Хотя есть определённые конфликты с континентальным традиционализмом. Скажем, англо-германский конфликт – это очень серьёзная вещь, одна из определяющих ход истории в XIX–XX веках. Германцы с одной стороны, англосаксы – с другой. Этакая лента Мёбиуса, потому что нет такого немецкого барона или графа, который не имел бы английских родственников в Палате лордов, но тем не менее. Они все кузены, но задачей британской династии была ликвидация монархии в Германии, – вообще ликвидация Германии как таковой к чёртовой матери. В этом смысле у них были задачи, выходящие за пределы семейственности.

Когда начиналась Первая мировая война, задача была закончить её в несколько месяцев и объявить народам, что это либералы-демократы, парламенты, партии, вся эта новомодная сволочь развязала войну, а мы, монархи, отцы народов, её останавливаем и сейчас делаем мировое правительство. Вдруг это всё перешло в неуправляемую стадию на четыре года такого смертоубийства, когда там то ли 10, то ли 20 миллионов было уничтожено, ещё 50 миллионов погибло от «испанки».

И после этого традиционалистам пришлось сильно подвинуться. Произошло то, что Ортега-и-Гассет называет «восстанием масс» в своей одноименной книге («Восстание масс»): массы хлынули на пляжи, курорты, в театры и учебные заведения, которые раньше были резервированы для узких кругов элиты. И, соответственно, изменилось и содержание этих элитных мест, потому что, скажем, театр, в котором публика сменила свою сословно-классовую природу, не может остаться тем же театром, – в противном случае никто туда не будет ходить. Всё это радикально меняется, меняется это пространство.

Но традиционализм выживает под пеплом, и внезапно именно во Франции, где положение Традиции хуже всего, появляется как взрыв. Видимо, некие крупные невидимые нам силы постановили, что это должно возникнуть и вспыхнуть во Франции. Как социальная революция должна была произойти в России, в которую Маркс меньше всего верил, так и взрыв традиционализма должен был произойти во Франции, которая больше всего ненавидела Традицию и ближе всего была к либерализму.

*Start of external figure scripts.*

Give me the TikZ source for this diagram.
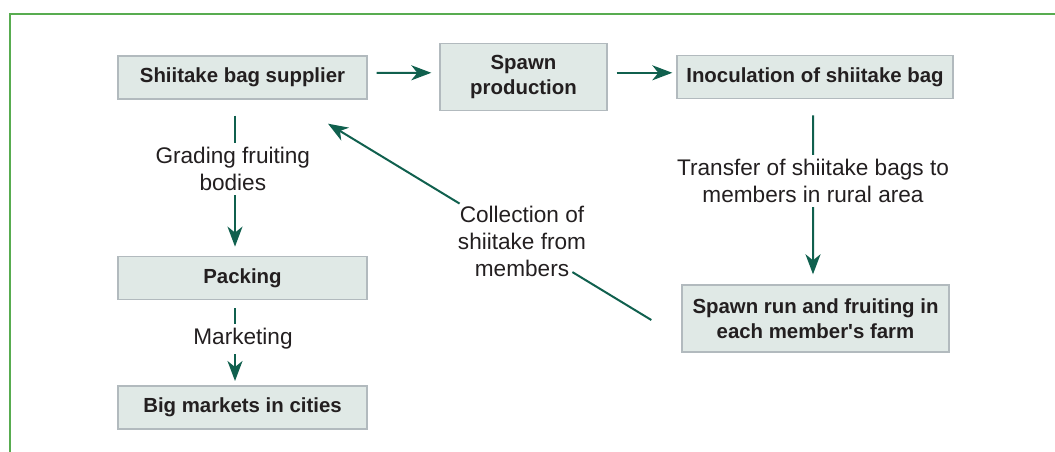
\documentclass[tikz,border=0pt]{standalone}
\usepackage{fontspec}
\setmainfont{Liberation Sans}
\usetikzlibrary{arrows.meta,calc}

\begin{document}
\begin{tikzpicture}[x=10pt,y=10pt]
  \definecolor{framegreen}{RGB}{88,172,80}
  \definecolor{boxfill}{RGB}{224,233,230}
  \definecolor{boxedge}{RGB}{178,186,190}
  \definecolor{flowcol}{RGB}{16,96,78}
  \definecolor{inkcol}{RGB}{35,31,32}

  \tikzset{
    stagebox/.style={draw=boxedge,fill=boxfill,line width=1.4pt,text=inkcol,align=center,inner sep=0pt,
      font=\fontsize{20.4}{25}\selectfont\bfseries},
    flowlabel/.style={fill=white,text=inkcol,align=center,inner sep=4pt,
      font=\fontsize{22.6}{27}\selectfont},
    flowline/.style={draw=flowcol,line width=2pt},
    flowarrow/.style={flowline,-{Stealth[length=20pt,width=15pt,inset=6pt]}},
    panelrule/.style={draw=framegreen,line width=2.8pt}
  }

  \useasboundingbox (0,0) rectangle (105.5,45.2);
  \draw[panelrule] (1.0,0) -- (1.0,43.8) -- (105.5,43.8);

  % ---------------- Top row: supplier to inoculation ----------------
  \node[stagebox,minimum width=249pt,minimum height=43pt] (supplier) at (24.25,37.45) {Shiitake bag supplier};
  \node[stagebox,minimum width=167pt,minimum height=67pt] (spawn) at (52.35,37.47) {Spawn\\production};
  \node[stagebox,minimum width=276pt,minimum height=43pt] (inoculate) at (81.5,37.47) {Inoculation of shiitake bag};

  % ---------------- Left column: packing and markets ----------------
  \node[stagebox,minimum width=249pt,minimum height=43pt] (packing) at (24.25,17.42) {Packing};
  \node[stagebox,minimum width=249pt,minimum height=43pt] (markets) at (24.25,4.45) {Big markets in cities};

  % ---------------- Right column: members' farms ----------------
  \node[stagebox,minimum width=267pt,minimum height=67pt] (farms) at (81.55,13.35) {Spawn run and fruiting in\\each member\textquotesingle s farm};

  % Flow arrows
  \draw[flowarrow,shorten <=9pt,shorten >=8pt] ([yshift=4.7pt]supplier.east) -- ([yshift=4.5pt]spawn.west);
  \draw[flowarrow,shorten <=9pt,shorten >=4pt] ([yshift=4.5pt]spawn.east) -- ([yshift=4.5pt]inoculate.west);
  \draw[flowarrow,shorten <=16pt,shorten >=9pt] ([xshift=-7.5pt]supplier.south) -- ([xshift=-7.5pt]packing.north);
  \draw[flowarrow,shorten <=8.4pt,shorten >=4.3pt] ([xshift=-7.5pt]packing.south) -- ([xshift=-7.5pt]markets.north);
  \draw[flowarrow,shorten <=16pt,shorten >=10pt] ([xshift=-2pt]inoculate.south) -- ([xshift=-2.5pt]farms.north);

  % Return flow from members back to supplier (broken by its label)
  \coordinate (colltail) at ([xshift=-30pt,yshift=-1.5pt]farms.west);
  \coordinate (collhead) at ([xshift=85.5pt,yshift=-24pt]supplier.south);
  \draw[flowline] (colltail) -- ($(colltail)!0.244!(collhead)$);
  \draw[flowarrow] ($(colltail)!0.593!(collhead)$) -- (collhead);

  % Labels on the arrows
  \node[flowlabel] (grading) at (23.28,28.27) {Grading fruiting\\bodies};
  \node[flowlabel] (marketing) at (24.3,11.3) {Marketing};
  \node[flowlabel] (transfer) at (81.3,27.08) {Transfer of shiitake bags to\\members in rural area};
  \node[flowlabel,fill=none] (collect) at (52.2,21.1) {Collection of\\shiitake from\\members};
\end{tikzpicture}
\end{document}
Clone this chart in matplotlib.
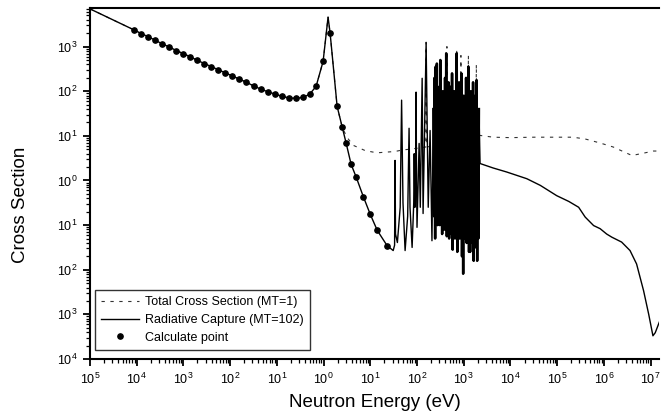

И вот появляется там Рене Генон, родившийся в 1886 году. Он становится рупором традиционалистского клуба. Он пишет ряд работ, которые выражают основное доминирующее направление в традиционалистском дискурсе. Это «Кризис современного мира»[76], который задает тон всему дальнейшему изложению традиционалистских истин. Одна из первых его книг – это «Восток и Запад». Где Восток – это парадигма всего позитивного: свет с Востока, сакральные учения, традиционалистские ценности. А Запад – это полная дегенерация, инволюция, дошедшая до своего максимума, разложение, которое коснулось всех и достигло уже костного мозга на Западе. Поэтому «Кризис современного мира» – «установочная» работа.

В Италии появляется примерно в то же самое время барон Юлиус Эвола[77]. Он, почти ровесник Генона, молодым лейтенантом, добровольцем, принял участие в Первой мировой, пошёл в артиллерию. В принципе, он такой дадаист, близок к Маринетти[78], но при этом активно искал идеологическую базу, опору в традиционализме, эзотеризме, оккультизме. Потом они, конечно, установили контакты с Геноном, но у него немного другая позиция.